Principal investigator: Steven D. Johnson , Indiana University
An HTML version of this white paper can be found at http://www.cs.indiana.edu/hmg/schemachine-wp.htm
A very rough draft of a project description can be found at http://www.cs.indiana.edu/hmg/schemachine.ps.Z
Under MIPS funding we developed the Digital Design Derivation system to mechanize the transformation of functional specifications into stream networks from which hardware is synthesized. The Scheme programming language has served as the executable formal language on which this design algebra is performed, as well as for implementing DDD. In keeping with the style of research from which this work evolved, one of our continuing case studies has been the derivation of a hardware system for executing compiled Scheme. We have completed a working prototype that includes a high performance storage reclamation system for a standard Scheme heap and the hardware realization (excluding floating point) of a byte-code interpreter for compiled Scheme.

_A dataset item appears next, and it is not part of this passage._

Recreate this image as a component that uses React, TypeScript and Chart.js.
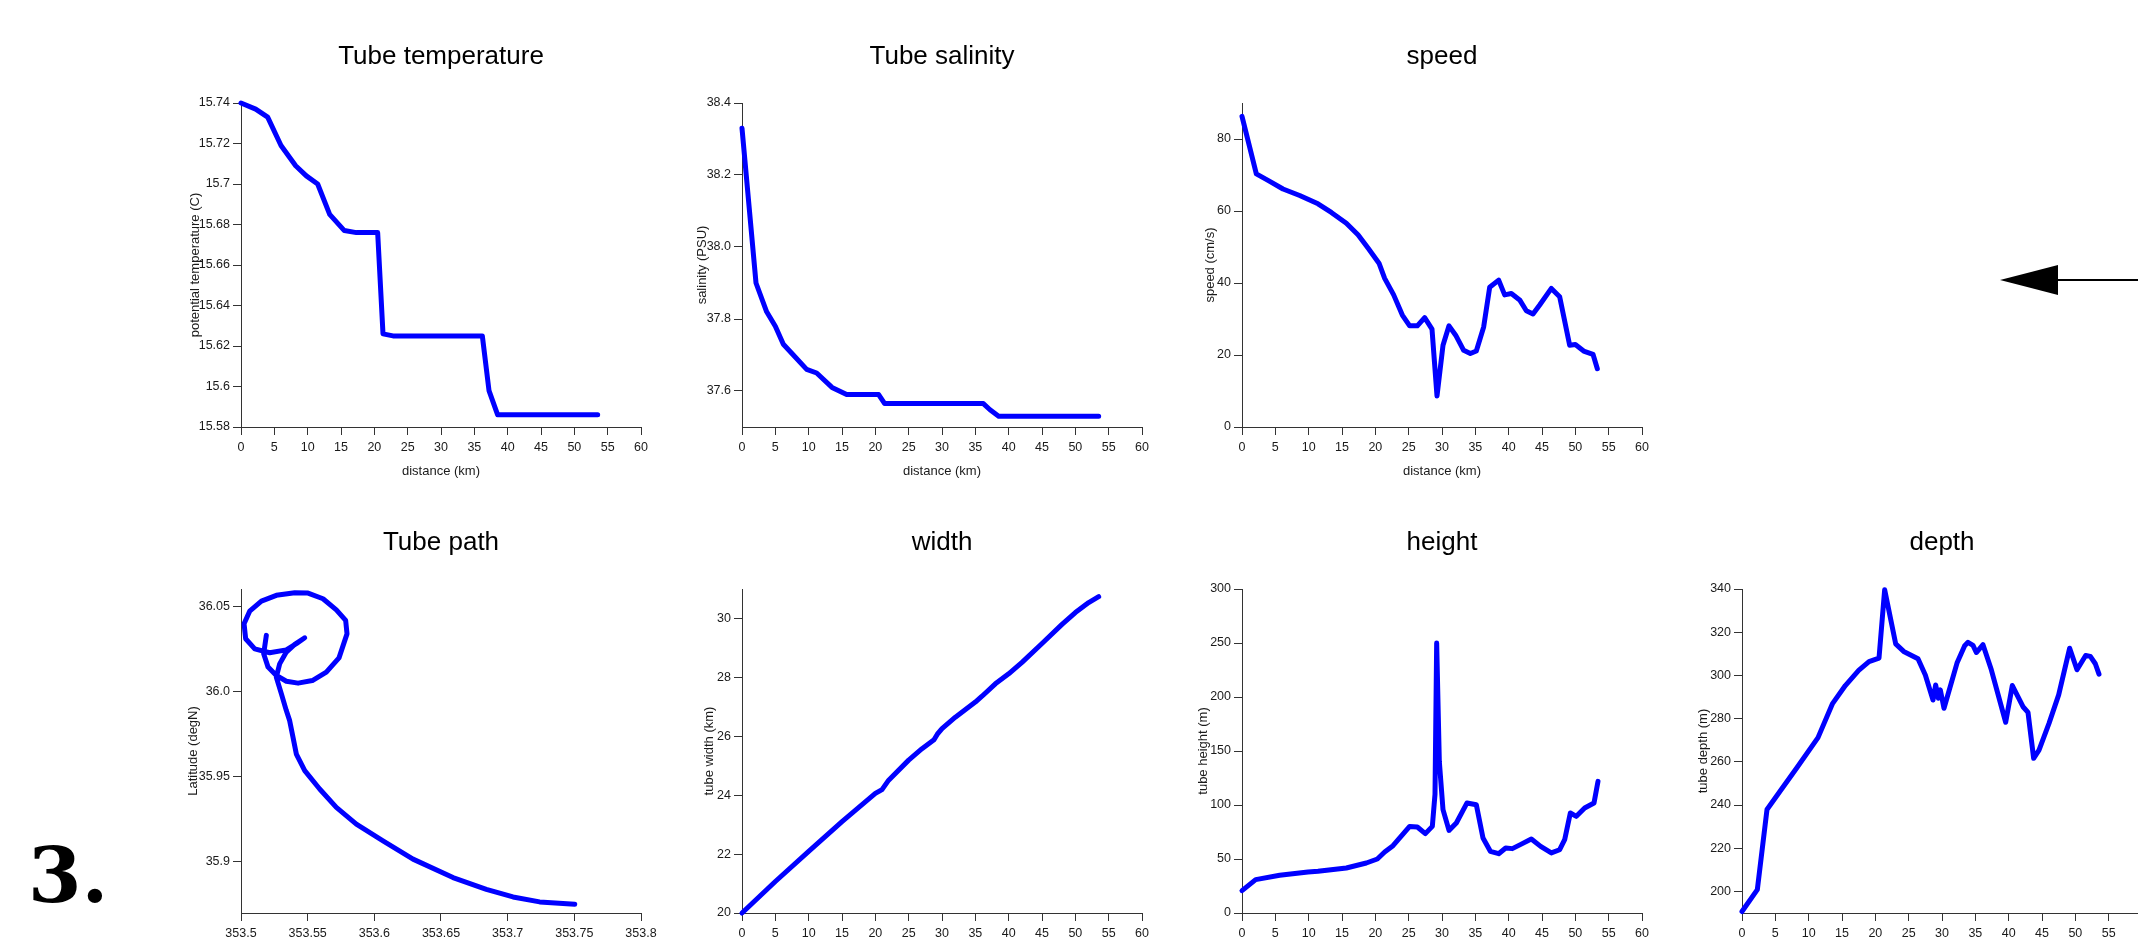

Four of the five major components of this system were derived using DDD. However, a number of outstanding verification problems remain to be solved before the entire system could be called formally correct. Completion of this work is the focus of the proposed project. There are four tactical goals in verification: proving of coherence and noninterference among the major components, verifying the manually designed memory interface, and a correlating two levels of timing. When completed, this will be the most advanced case study yet in formal system specification and verification.
Within the scope of MIPS/DA, this case study advances formal methods as applied to higher levels of system design. It is a coherent---albeit still academic---problem linking the highest levels of abstraction (a mathematical language specification) to realistic hardware architecture. From this perspective, the most important results of the work are the insights it contributes to conceptual aspects of system design. Continued implementation of the formalism, through DDD, results in a reasoning tool that addresses higher levels of specification than are presently seen in practice. We believe this work will help light the way for the next generation of design automation for systems.
There are also two strategic goals in methodology: linking this prototype with the VLISP compiler derivation for Scheme (( Lisp and Symbolic Computation 8(1/2), March 1995) and redirecting the derivation toward a Java implementation.
The roots of line of research lie in the programming methodology espoused in the text books Scheme and the Art of Programming and Essentials of Programming Languages . The prototype's CPU specification comes straight from Chapter 12 of "EoPL", making it a first cousin, though the influence of Mitchell Wand, of VLISP's virtual machine. Within the scope of CCR, we believe that a coherent notion of "programming" must demonstrably transcend distinctions of hardware and software, This need is manifesting itself now in network programming, distributed and embedded software, and co-design. Thus, while a compiler derivation such as VLISP demonstrates the depth of the methodology our redirection from native-code target machine to dedicated hardware contributes to demonstrating its breadth.
This project is on the frontier of formal-methods experimentation in system design. It has already produced potentially useful artifacts. Although the components of our Scheme machine are not as complex as their commercial counterparts, the system-level verification problems are realistic. Furthermore, the CPU and the self-managing heap are viable for embedded, design-critical applications, especially when coupled with the rigorously developed VLISP Scheme compiler.
Application of these tools and techniques to the Java virtual machine is quite possible. We are particularly interested in the partitioning problem raised by JavaVM's object manipulation instructions, which define the boundary between a hardware core and the network system in which it is embedded. We do not know whether transformations now supported by the DDD system can tackle this decomposition or not, but it exemplifies the level of system design that we want to address in our research.
We have designed a three-year project involving two research assistants, a .25FTE electrical engineer, and six months of summer support for the PI. Although the necessary instrumentation is in place for the continuing prototyping effort, workstation upgrades must be scheduled to maintain the research environment.
If commercial interest arises for the products of this research, collaboration could be arranged with a start-up company of graduates in design derivation research having expertise in the formal reasoning tools and experience in the case study.